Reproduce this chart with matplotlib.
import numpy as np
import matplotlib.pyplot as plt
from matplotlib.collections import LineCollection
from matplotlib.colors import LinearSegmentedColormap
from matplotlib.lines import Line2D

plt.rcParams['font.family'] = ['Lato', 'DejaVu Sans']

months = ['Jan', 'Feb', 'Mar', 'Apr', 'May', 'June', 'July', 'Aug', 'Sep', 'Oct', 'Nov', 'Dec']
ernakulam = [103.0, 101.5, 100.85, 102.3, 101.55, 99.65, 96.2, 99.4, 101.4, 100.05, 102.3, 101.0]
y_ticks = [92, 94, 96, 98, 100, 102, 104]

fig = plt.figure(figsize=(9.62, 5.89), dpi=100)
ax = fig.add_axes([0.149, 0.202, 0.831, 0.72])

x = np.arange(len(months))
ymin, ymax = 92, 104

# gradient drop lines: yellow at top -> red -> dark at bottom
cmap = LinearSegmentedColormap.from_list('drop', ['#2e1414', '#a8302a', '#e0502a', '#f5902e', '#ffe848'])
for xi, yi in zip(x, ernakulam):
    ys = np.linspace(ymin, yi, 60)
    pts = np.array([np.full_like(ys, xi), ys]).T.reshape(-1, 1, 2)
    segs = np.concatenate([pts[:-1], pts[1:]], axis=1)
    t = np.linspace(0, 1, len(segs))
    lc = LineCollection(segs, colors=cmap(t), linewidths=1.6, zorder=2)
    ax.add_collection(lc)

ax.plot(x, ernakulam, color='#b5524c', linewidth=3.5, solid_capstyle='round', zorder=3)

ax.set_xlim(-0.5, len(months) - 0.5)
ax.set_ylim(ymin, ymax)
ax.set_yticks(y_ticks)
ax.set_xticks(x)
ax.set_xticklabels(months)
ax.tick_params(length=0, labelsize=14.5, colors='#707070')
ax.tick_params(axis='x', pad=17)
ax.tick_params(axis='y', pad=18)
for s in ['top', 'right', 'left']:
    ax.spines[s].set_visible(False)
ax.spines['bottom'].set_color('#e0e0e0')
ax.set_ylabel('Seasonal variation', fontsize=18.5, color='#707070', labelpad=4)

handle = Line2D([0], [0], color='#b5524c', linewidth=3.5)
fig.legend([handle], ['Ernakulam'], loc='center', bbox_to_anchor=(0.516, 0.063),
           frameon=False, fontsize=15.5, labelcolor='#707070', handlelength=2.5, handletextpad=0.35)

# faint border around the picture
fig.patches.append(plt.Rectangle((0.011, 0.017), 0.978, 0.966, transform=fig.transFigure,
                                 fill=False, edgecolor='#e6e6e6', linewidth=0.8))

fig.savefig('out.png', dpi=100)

==*==

→ What is required:
Copy each line from the data above that includes "matplotlib".

→ Output for this exercise:
Reproduce this chart with matplotlib.
import matplotlib.pyplot as plt
from matplotlib.collections import LineCollection
from matplotlib.colors import LinearSegmentedColormap
from matplotlib.lines import Line2D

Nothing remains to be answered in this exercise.